### Supplied records

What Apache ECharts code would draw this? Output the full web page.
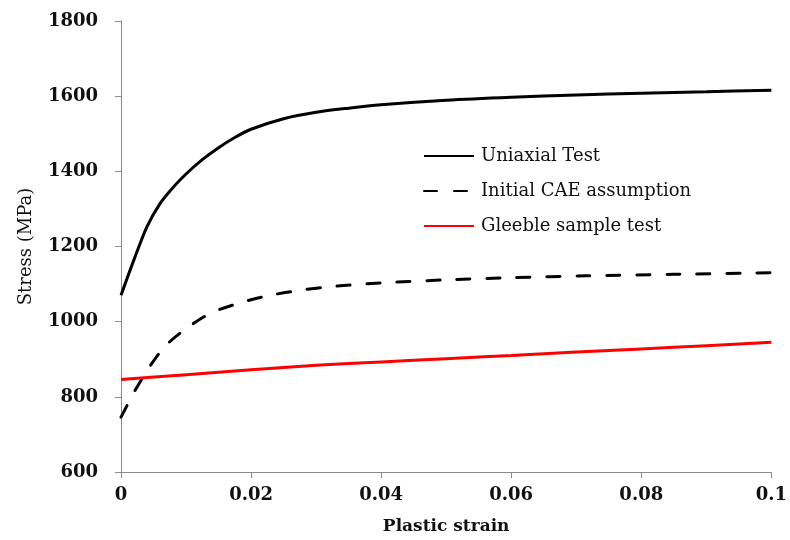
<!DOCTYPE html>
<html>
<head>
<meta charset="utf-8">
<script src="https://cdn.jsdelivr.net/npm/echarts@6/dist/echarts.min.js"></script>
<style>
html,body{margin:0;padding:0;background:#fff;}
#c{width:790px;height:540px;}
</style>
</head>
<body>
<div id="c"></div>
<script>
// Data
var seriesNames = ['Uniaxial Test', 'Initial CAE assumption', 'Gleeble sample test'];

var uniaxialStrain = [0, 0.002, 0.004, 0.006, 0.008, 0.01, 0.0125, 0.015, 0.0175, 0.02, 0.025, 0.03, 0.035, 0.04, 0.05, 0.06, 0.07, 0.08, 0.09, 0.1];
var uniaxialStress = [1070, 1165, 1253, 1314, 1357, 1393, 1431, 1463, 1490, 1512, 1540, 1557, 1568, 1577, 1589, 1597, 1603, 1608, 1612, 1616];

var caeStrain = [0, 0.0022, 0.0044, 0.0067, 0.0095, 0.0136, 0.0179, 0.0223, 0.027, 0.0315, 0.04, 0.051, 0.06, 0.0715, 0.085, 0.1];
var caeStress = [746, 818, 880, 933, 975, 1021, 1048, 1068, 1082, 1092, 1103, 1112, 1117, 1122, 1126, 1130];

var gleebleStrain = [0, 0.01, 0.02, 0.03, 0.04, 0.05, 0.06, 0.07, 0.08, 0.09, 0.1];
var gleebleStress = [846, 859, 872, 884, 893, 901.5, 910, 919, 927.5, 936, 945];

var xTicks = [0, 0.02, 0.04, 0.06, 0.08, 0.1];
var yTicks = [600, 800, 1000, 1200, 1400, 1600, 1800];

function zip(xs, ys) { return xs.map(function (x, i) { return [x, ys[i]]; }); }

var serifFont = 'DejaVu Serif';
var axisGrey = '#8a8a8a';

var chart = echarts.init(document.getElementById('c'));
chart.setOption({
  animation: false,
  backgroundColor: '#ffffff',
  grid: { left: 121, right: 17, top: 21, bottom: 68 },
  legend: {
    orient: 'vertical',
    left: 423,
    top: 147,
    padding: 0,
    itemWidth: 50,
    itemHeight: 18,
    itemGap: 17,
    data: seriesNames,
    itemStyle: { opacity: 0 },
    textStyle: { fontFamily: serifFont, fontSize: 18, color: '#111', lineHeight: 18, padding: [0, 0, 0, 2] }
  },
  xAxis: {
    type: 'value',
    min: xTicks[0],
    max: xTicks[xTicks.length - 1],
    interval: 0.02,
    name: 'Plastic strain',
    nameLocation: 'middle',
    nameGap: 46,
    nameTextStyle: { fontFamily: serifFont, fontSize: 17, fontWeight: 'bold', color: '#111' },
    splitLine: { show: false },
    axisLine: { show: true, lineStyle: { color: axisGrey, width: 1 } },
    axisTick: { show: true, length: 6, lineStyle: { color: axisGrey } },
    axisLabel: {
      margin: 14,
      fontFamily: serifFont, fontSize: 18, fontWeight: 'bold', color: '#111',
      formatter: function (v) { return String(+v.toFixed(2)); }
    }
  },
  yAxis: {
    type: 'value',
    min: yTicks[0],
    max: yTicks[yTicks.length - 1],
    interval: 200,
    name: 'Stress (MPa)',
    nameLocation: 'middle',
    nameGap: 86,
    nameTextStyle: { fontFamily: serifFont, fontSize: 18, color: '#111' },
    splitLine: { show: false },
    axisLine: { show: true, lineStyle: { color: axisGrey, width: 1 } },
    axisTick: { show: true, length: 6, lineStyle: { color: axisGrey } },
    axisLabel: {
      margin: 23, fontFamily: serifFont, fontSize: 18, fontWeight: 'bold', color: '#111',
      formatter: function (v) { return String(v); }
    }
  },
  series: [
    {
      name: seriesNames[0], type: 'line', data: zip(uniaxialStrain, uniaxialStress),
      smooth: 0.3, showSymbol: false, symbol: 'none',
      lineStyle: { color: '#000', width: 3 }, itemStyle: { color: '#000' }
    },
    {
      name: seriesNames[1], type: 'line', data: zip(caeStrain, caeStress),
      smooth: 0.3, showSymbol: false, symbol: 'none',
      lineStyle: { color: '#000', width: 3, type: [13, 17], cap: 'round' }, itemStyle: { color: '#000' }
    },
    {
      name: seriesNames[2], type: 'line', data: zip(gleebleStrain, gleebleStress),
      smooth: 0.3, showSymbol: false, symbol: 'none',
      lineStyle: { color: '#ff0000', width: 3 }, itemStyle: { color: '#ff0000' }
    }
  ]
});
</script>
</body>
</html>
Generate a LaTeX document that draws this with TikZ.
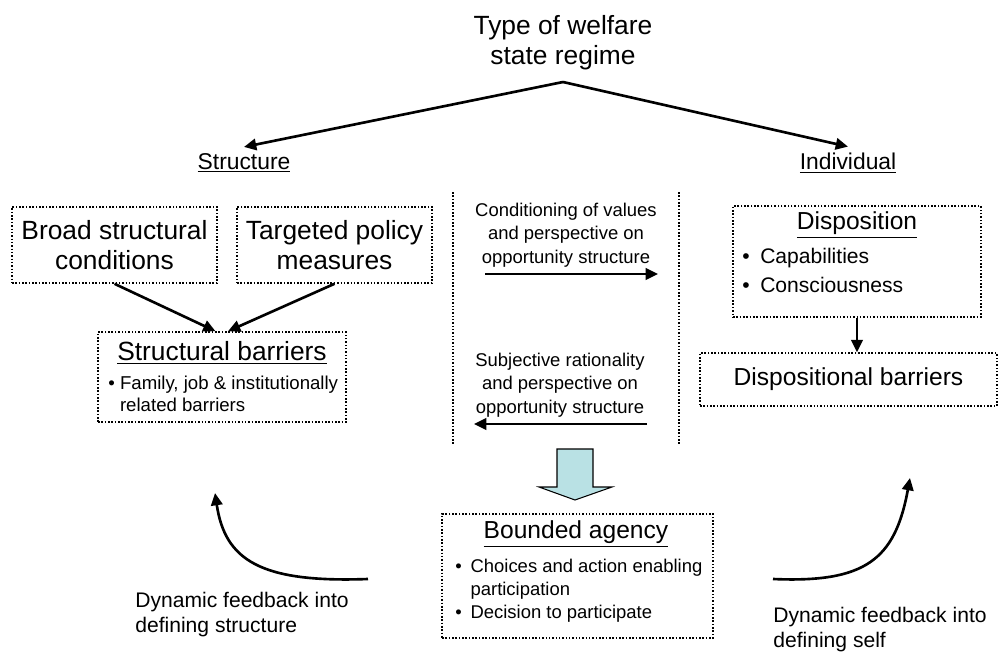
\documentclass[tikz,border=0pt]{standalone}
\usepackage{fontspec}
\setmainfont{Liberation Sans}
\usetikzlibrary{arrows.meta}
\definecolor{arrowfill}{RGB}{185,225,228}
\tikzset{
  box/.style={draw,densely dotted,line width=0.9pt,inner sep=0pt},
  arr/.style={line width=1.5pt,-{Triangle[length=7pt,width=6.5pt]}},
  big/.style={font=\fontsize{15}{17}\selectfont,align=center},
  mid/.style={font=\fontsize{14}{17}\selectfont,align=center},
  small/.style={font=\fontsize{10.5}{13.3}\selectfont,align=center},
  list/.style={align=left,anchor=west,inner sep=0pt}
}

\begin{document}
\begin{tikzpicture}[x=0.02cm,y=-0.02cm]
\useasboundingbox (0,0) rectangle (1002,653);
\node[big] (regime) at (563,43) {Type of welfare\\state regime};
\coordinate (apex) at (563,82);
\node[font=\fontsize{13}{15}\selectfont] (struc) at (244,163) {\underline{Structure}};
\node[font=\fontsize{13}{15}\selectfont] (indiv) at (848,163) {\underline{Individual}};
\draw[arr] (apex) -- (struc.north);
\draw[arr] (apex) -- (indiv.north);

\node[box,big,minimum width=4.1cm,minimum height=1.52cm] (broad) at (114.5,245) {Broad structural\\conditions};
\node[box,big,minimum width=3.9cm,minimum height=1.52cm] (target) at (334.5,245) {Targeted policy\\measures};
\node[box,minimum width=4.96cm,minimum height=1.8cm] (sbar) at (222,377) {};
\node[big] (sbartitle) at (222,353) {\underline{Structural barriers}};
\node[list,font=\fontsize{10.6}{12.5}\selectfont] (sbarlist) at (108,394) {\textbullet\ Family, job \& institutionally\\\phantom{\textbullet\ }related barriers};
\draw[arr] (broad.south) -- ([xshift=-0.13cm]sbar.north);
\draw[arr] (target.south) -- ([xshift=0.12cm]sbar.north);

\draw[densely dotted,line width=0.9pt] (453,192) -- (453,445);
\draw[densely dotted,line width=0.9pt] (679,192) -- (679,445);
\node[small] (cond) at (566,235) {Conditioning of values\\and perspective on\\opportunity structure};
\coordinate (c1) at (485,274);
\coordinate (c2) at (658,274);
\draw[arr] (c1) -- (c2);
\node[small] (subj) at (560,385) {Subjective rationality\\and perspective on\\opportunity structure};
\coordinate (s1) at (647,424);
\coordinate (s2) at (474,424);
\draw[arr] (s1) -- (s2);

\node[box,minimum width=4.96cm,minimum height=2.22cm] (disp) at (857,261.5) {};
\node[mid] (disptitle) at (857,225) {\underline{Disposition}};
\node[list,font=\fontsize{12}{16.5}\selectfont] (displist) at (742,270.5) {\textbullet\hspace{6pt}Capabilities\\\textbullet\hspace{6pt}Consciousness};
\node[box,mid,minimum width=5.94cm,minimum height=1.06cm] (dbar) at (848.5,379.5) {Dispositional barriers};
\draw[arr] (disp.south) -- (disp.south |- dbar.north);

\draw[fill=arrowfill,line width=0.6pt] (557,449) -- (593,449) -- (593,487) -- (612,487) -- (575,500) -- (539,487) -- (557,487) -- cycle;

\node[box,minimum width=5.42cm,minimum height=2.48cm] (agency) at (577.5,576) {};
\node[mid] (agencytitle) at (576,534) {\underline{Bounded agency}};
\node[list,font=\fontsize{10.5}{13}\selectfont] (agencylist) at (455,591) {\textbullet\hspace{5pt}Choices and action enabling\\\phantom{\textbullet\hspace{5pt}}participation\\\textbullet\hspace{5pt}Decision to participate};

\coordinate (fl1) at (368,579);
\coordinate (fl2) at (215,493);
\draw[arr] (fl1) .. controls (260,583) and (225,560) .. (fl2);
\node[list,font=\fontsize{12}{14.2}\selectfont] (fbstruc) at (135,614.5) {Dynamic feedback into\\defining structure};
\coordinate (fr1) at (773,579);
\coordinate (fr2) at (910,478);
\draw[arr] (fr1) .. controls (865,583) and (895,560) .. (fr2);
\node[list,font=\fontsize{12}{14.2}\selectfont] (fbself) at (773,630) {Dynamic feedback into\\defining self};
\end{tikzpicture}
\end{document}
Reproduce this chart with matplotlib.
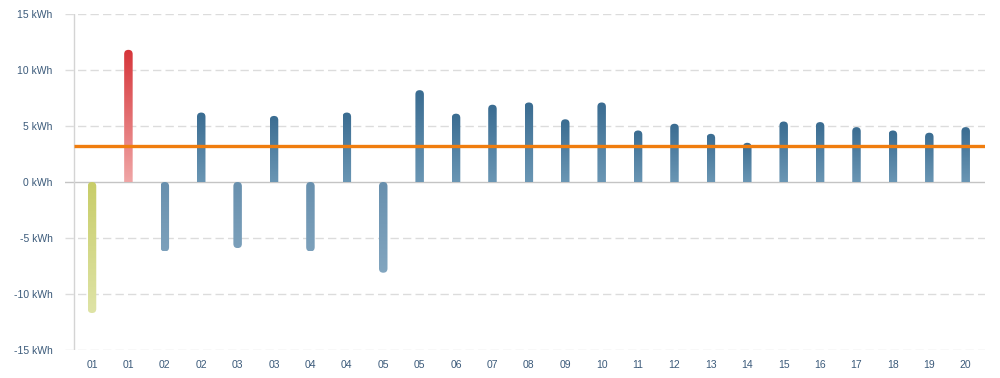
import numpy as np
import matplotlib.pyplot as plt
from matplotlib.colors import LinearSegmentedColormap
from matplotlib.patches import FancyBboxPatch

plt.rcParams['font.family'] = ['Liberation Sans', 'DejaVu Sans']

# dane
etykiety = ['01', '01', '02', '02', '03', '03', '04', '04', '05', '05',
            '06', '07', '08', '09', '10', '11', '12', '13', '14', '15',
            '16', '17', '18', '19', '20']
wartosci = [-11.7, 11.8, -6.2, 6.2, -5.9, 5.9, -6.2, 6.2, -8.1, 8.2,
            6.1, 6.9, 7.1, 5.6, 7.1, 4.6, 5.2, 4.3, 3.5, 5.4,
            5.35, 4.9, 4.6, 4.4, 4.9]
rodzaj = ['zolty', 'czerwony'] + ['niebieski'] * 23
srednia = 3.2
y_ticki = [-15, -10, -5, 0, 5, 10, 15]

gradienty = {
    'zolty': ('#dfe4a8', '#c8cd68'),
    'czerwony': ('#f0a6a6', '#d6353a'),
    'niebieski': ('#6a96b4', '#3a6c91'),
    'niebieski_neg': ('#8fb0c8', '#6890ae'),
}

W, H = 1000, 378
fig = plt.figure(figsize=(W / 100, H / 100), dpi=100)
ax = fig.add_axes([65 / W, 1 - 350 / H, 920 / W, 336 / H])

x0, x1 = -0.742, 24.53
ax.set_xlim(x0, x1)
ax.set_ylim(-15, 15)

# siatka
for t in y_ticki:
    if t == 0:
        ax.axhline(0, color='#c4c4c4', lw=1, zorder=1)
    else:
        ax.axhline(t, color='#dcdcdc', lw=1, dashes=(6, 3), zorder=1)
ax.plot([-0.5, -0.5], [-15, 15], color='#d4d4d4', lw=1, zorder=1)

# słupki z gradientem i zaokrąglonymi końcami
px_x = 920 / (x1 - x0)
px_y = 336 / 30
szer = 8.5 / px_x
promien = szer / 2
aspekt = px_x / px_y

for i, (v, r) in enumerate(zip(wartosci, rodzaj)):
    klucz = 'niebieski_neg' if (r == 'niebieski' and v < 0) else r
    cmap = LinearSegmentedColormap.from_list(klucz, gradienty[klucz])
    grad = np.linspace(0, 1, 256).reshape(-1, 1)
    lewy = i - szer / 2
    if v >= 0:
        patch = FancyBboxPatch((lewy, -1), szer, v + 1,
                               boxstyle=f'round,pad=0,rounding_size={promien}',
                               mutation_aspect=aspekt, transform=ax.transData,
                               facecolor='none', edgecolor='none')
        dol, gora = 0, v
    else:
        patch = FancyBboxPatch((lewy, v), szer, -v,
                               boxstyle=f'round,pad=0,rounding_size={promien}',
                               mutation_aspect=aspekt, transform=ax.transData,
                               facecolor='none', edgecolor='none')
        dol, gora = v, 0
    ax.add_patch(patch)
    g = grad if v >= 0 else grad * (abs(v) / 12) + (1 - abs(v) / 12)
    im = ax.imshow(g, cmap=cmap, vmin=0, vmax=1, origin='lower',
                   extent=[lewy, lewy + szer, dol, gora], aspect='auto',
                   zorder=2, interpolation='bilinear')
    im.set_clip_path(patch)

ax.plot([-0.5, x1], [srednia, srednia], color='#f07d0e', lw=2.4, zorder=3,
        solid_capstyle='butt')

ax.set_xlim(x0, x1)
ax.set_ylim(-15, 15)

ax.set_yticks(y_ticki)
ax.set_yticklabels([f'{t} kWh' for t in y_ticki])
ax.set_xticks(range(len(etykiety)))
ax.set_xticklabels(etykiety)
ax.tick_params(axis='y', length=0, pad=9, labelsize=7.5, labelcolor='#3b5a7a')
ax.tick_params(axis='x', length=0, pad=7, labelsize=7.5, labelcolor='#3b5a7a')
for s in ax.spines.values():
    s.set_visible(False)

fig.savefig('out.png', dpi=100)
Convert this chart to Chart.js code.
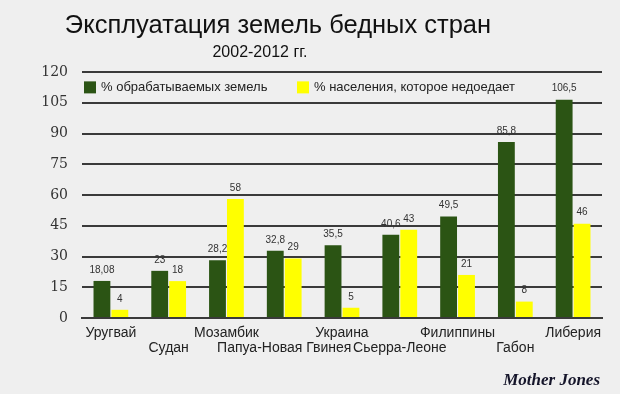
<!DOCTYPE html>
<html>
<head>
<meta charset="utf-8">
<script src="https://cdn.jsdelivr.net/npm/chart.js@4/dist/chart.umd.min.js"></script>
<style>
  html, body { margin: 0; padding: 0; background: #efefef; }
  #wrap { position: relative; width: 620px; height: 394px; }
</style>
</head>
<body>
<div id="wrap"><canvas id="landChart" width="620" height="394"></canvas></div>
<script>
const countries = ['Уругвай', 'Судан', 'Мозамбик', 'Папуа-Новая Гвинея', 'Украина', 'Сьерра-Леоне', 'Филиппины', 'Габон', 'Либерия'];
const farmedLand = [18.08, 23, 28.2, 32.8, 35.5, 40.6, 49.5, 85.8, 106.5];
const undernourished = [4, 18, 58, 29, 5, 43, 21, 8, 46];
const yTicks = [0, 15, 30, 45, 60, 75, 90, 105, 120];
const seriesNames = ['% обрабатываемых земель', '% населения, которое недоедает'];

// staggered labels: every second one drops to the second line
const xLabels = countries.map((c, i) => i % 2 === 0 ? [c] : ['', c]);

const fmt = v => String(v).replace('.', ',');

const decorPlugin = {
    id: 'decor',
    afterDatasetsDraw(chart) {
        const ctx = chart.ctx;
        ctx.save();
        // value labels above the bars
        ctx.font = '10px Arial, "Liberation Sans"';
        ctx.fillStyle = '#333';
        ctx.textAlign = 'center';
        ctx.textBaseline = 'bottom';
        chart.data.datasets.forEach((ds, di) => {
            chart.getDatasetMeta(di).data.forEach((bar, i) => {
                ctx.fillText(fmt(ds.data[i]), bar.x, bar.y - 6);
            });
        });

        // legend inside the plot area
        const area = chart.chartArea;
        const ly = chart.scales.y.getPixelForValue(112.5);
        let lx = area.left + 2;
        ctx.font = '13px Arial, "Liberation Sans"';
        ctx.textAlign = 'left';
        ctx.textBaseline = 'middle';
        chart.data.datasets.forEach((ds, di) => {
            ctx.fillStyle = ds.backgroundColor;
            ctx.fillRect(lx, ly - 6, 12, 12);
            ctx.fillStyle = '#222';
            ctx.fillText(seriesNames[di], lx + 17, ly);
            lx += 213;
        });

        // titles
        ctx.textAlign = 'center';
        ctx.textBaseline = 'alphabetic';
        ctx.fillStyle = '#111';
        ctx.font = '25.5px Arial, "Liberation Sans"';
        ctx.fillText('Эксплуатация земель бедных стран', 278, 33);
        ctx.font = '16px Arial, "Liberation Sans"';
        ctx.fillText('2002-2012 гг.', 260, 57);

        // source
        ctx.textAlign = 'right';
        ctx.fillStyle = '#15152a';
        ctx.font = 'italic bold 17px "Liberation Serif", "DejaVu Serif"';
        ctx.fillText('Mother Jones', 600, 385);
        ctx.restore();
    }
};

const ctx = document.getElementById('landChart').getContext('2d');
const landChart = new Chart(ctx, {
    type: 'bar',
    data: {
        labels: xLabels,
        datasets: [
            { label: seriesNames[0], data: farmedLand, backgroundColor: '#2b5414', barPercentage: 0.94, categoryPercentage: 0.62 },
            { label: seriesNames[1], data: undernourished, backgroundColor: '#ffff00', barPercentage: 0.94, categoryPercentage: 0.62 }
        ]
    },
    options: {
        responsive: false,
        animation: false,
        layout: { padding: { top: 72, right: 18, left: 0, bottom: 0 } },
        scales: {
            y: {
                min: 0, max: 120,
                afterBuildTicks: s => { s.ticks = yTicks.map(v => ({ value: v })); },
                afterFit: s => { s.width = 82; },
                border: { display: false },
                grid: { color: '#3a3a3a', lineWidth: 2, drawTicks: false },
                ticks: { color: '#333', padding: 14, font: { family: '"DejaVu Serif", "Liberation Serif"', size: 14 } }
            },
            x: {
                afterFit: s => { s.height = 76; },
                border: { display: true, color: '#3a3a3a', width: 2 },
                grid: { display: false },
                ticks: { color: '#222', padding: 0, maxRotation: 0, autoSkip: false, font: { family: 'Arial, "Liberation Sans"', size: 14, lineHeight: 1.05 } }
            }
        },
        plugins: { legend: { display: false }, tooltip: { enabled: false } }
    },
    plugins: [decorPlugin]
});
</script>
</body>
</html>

######

Would you restate, exactly and with no pictures, the lines of the entries above from the one containing "Reproduce this chart with matplotlib." through the one containing "aspekt = px_x / px_y"?

## [Written reply]
Reproduce this chart with matplotlib.
import numpy as np
import matplotlib.pyplot as plt
from matplotlib.colors import LinearSegmentedColormap
from matplotlib.patches import FancyBboxPatch

plt.rcParams['font.family'] = ['Liberation Sans', 'DejaVu Sans']

# dane
etykiety = ['01', '01', '02', '02', '03', '03', '04', '04', '05', '05',
            '06', '07', '08', '09', '10', '11', '12', '13', '14', '15',
            '16', '17', '18', '19', '20']
wartosci = [-11.7, 11.8, -6.2, 6.2, -5.9, 5.9, -6.2, 6.2, -8.1, 8.2,
            6.1, 6.9, 7.1, 5.6, 7.1, 4.6, 5.2, 4.3, 3.5, 5.4,
            5.35, 4.9, 4.6, 4.4, 4.9]
rodzaj = ['zolty', 'czerwony'] + ['niebieski'] * 23
srednia = 3.2
y_ticki = [-15, -10, -5, 0, 5, 10, 15]

gradienty = {
    'zolty': ('#dfe4a8', '#c8cd68'),
    'czerwony': ('#f0a6a6', '#d6353a'),
    'niebieski': ('#6a96b4', '#3a6c91'),
    'niebieski_neg': ('#8fb0c8', '#6890ae'),
}

W, H = 1000, 378
fig = plt.figure(figsize=(W / 100, H / 100), dpi=100)
ax = fig.add_axes([65 / W, 1 - 350 / H, 920 / W, 336 / H])

x0, x1 = -0.742, 24.53
ax.set_xlim(x0, x1)
ax.set_ylim(-15, 15)

# siatka
for t in y_ticki:
    if t == 0:
        ax.axhline(0, color='#c4c4c4', lw=1, zorder=1)
    else:
        ax.axhline(t, color='#dcdcdc', lw=1, dashes=(6, 3), zorder=1)
ax.plot([-0.5, -0.5], [-15, 15], color='#d4d4d4', lw=1, zorder=1)

# słupki z gradientem i zaokrąglonymi końcami
px_x = 920 / (x1 - x0)
px_y = 336 / 30
szer = 8.5 / px_x
promien = szer / 2
aspekt = px_x / px_y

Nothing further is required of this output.